- **GIVEN INFORMATION**:
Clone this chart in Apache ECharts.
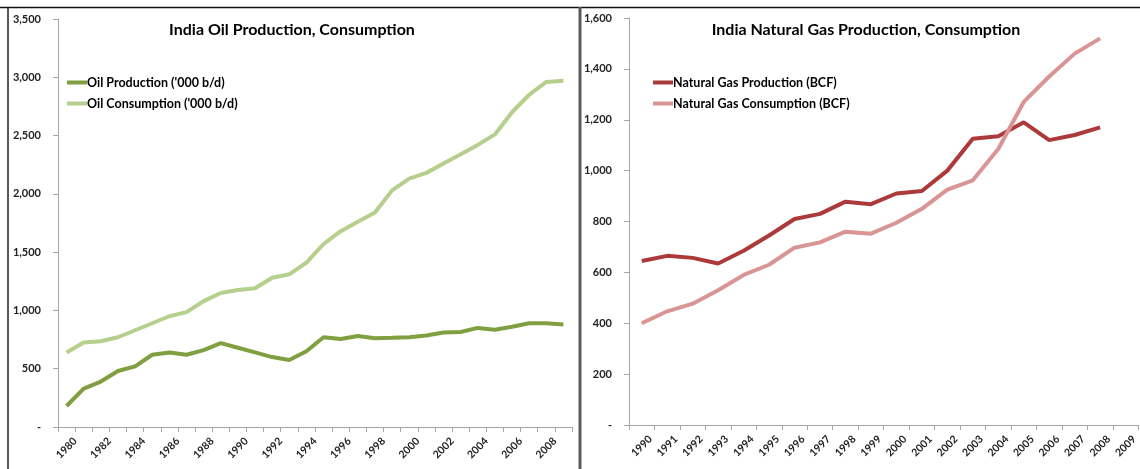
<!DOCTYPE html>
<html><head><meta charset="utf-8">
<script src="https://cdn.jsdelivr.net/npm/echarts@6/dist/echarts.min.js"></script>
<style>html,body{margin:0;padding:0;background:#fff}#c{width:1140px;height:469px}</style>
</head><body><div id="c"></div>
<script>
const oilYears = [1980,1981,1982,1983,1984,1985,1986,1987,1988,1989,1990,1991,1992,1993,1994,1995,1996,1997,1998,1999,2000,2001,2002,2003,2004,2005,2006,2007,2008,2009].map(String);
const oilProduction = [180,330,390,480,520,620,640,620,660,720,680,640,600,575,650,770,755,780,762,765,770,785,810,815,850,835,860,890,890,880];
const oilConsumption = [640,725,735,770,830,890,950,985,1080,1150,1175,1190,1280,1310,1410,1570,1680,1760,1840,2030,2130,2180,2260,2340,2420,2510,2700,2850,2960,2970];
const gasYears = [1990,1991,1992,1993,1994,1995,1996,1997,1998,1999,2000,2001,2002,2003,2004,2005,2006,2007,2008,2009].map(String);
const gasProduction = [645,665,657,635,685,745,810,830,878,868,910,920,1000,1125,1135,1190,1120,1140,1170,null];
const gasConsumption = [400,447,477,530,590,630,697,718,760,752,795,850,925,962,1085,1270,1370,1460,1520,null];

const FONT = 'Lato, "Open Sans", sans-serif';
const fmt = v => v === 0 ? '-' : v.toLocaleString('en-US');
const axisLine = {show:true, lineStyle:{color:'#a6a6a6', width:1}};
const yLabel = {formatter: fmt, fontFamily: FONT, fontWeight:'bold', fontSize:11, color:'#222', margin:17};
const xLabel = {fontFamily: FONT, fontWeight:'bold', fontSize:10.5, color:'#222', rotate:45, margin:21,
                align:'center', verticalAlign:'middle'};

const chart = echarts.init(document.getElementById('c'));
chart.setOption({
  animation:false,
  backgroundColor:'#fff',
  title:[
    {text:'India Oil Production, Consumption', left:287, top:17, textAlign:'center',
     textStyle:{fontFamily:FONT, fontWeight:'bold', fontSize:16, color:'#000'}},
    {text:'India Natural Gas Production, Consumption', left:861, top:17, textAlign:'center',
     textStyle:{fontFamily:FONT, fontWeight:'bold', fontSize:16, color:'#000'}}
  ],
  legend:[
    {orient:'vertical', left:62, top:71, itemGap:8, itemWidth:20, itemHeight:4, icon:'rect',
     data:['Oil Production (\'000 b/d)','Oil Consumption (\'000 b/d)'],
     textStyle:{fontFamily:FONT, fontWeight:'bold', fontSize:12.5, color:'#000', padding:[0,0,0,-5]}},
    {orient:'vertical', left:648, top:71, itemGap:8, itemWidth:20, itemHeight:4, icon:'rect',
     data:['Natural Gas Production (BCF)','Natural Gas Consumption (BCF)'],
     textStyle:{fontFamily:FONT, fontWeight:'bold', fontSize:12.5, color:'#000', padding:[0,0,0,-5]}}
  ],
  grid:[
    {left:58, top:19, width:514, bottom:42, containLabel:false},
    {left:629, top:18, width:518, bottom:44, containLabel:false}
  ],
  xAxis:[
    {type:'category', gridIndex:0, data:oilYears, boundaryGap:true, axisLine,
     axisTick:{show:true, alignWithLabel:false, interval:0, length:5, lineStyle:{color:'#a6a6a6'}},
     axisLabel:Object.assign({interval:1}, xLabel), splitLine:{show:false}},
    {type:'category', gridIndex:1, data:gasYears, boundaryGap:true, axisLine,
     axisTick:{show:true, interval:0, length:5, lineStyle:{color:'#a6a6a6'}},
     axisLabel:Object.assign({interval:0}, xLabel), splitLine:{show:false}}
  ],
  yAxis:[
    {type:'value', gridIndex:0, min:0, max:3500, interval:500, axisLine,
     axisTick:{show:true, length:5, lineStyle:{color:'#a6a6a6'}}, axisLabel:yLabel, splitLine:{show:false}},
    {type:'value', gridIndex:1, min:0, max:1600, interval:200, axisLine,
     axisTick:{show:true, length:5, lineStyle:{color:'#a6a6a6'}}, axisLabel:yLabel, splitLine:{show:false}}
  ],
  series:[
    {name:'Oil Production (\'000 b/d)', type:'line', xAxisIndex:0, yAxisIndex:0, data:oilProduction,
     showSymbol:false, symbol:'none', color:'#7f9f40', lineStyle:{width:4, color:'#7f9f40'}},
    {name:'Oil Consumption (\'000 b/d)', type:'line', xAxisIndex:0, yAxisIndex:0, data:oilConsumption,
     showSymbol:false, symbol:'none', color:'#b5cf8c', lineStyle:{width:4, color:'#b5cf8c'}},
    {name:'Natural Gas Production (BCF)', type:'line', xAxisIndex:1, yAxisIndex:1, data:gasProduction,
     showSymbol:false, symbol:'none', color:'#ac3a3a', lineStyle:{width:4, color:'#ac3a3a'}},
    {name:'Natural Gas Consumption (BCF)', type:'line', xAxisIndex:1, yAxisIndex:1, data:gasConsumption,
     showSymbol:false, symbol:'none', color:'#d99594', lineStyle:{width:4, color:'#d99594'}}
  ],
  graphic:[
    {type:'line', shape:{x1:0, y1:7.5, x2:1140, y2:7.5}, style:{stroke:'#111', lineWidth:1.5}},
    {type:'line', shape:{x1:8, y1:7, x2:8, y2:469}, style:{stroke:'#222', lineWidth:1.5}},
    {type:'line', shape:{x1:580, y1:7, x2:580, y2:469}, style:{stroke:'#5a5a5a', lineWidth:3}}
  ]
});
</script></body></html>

- **EXERCISE BRIEF**: Copy every line above word for word and exclude the pictures.

- **EXERCISE SOLUTION**:
Clone this chart in Apache ECharts.
<!DOCTYPE html>
<html><head><meta charset="utf-8">
<script src="https://cdn.jsdelivr.net/npm/echarts@6/dist/echarts.min.js"></script>
<style>html,body{margin:0;padding:0;background:#fff}#c{width:1140px;height:469px}</style>
</head><body><div id="c"></div>
<script>
const oilYears = [1980,1981,1982,1983,1984,1985,1986,1987,1988,1989,1990,1991,1992,1993,1994,1995,1996,1997,1998,1999,2000,2001,2002,2003,2004,2005,2006,2007,2008,2009].map(String);
const oilProduction = [180,330,390,480,520,620,640,620,660,720,680,640,600,575,650,770,755,780,762,765,770,785,810,815,850,835,860,890,890,880];
const oilConsumption = [640,725,735,770,830,890,950,985,1080,1150,1175,1190,1280,1310,1410,1570,1680,1760,1840,2030,2130,2180,2260,2340,2420,2510,2700,2850,2960,2970];
const gasYears = [1990,1991,1992,1993,1994,1995,1996,1997,1998,1999,2000,2001,2002,2003,2004,2005,2006,2007,2008,2009].map(String);
const gasProduction = [645,665,657,635,685,745,810,830,878,868,910,920,1000,1125,1135,1190,1120,1140,1170,null];
const gasConsumption = [400,447,477,530,590,630,697,718,760,752,795,850,925,962,1085,1270,1370,1460,1520,null];

const FONT = 'Lato, "Open Sans", sans-serif';
const fmt = v => v === 0 ? '-' : v.toLocaleString('en-US');
const axisLine = {show:true, lineStyle:{color:'#a6a6a6', width:1}};
const yLabel = {formatter: fmt, fontFamily: FONT, fontWeight:'bold', fontSize:11, color:'#222', margin:17};
const xLabel = {fontFamily: FONT, fontWeight:'bold', fontSize:10.5, color:'#222', rotate:45, margin:21,
                align:'center', verticalAlign:'middle'};

const chart = echarts.init(document.getElementById('c'));
chart.setOption({
  animation:false,
  backgroundColor:'#fff',
  title:[
    {text:'India Oil Production, Consumption', left:287, top:17, textAlign:'center',
     textStyle:{fontFamily:FONT, fontWeight:'bold', fontSize:16, color:'#000'}},
    {text:'India Natural Gas Production, Consumption', left:861, top:17, textAlign:'center',
     textStyle:{fontFamily:FONT, fontWeight:'bold', fontSize:16, color:'#000'}}
  ],
  legend:[
    {orient:'vertical', left:62, top:71, itemGap:8, itemWidth:20, itemHeight:4, icon:'rect',
     data:['Oil Production (\'000 b/d)','Oil Consumption (\'000 b/d)'],
     textStyle:{fontFamily:FONT, fontWeight:'bold', fontSize:12.5, color:'#000', padding:[0,0,0,-5]}},
    {orient:'vertical', left:648, top:71, itemGap:8, itemWidth:20, itemHeight:4, icon:'rect',
     data:['Natural Gas Production (BCF)','Natural Gas Consumption (BCF)'],
     textStyle:{fontFamily:FONT, fontWeight:'bold', fontSize:12.5, color:'#000', padding:[0,0,0,-5]}}
  ],
  grid:[
    {left:58, top:19, width:514, bottom:42, containLabel:false},
    {left:629, top:18, width:518, bottom:44, containLabel:false}
  ],
  xAxis:[
    {type:'category', gridIndex:0, data:oilYears, boundaryGap:true, axisLine,
     axisTick:{show:true, alignWithLabel:false, interval:0, length:5, lineStyle:{color:'#a6a6a6'}},
     axisLabel:Object.assign({interval:1}, xLabel), splitLine:{show:false}},
    {type:'category', gridIndex:1, data:gasYears, boundaryGap:true, axisLine,
     axisTick:{show:true, interval:0, length:5, lineStyle:{color:'#a6a6a6'}},
     axisLabel:Object.assign({interval:0}, xLabel), splitLine:{show:false}}
  ],
  yAxis:[
    {type:'value', gridIndex:0, min:0, max:3500, interval:500, axisLine,
     axisTick:{show:true, length:5, lineStyle:{color:'#a6a6a6'}}, axisLabel:yLabel, splitLine:{show:false}},
    {type:'value', gridIndex:1, min:0, max:1600, interval:200, axisLine,
     axisTick:{show:true, length:5, lineStyle:{color:'#a6a6a6'}}, axisLabel:yLabel, splitLine:{show:false}}
  ],
  series:[
    {name:'Oil Production (\'000 b/d)', type:'line', xAxisIndex:0, yAxisIndex:0, data:oilProduction,
     showSymbol:false, symbol:'none', color:'#7f9f40', lineStyle:{width:4, color:'#7f9f40'}},
    {name:'Oil Consumption (\'000 b/d)', type:'line', xAxisIndex:0, yAxisIndex:0, data:oilConsumption,
     showSymbol:false, symbol:'none', color:'#b5cf8c', lineStyle:{width:4, color:'#b5cf8c'}},
    {name:'Natural Gas Production (BCF)', type:'line', xAxisIndex:1, yAxisIndex:1, data:gasProduction,
     showSymbol:false, symbol:'none', color:'#ac3a3a', lineStyle:{width:4, color:'#ac3a3a'}},
    {name:'Natural Gas Consumption (BCF)', type:'line', xAxisIndex:1, yAxisIndex:1, data:gasConsumption,
     showSymbol:false, symbol:'none', color:'#d99594', lineStyle:{width:4, color:'#d99594'}}
  ],
  graphic:[
    {type:'line', shape:{x1:0, y1:7.5, x2:1140, y2:7.5}, style:{stroke:'#111', lineWidth:1.5}},
    {type:'line', shape:{x1:8, y1:7, x2:8, y2:469}, style:{stroke:'#222', lineWidth:1.5}},
    {type:'line', shape:{x1:580, y1:7, x2:580, y2:469}, style:{stroke:'#5a5a5a', lineWidth:3}}
  ]
});
</script></body></html>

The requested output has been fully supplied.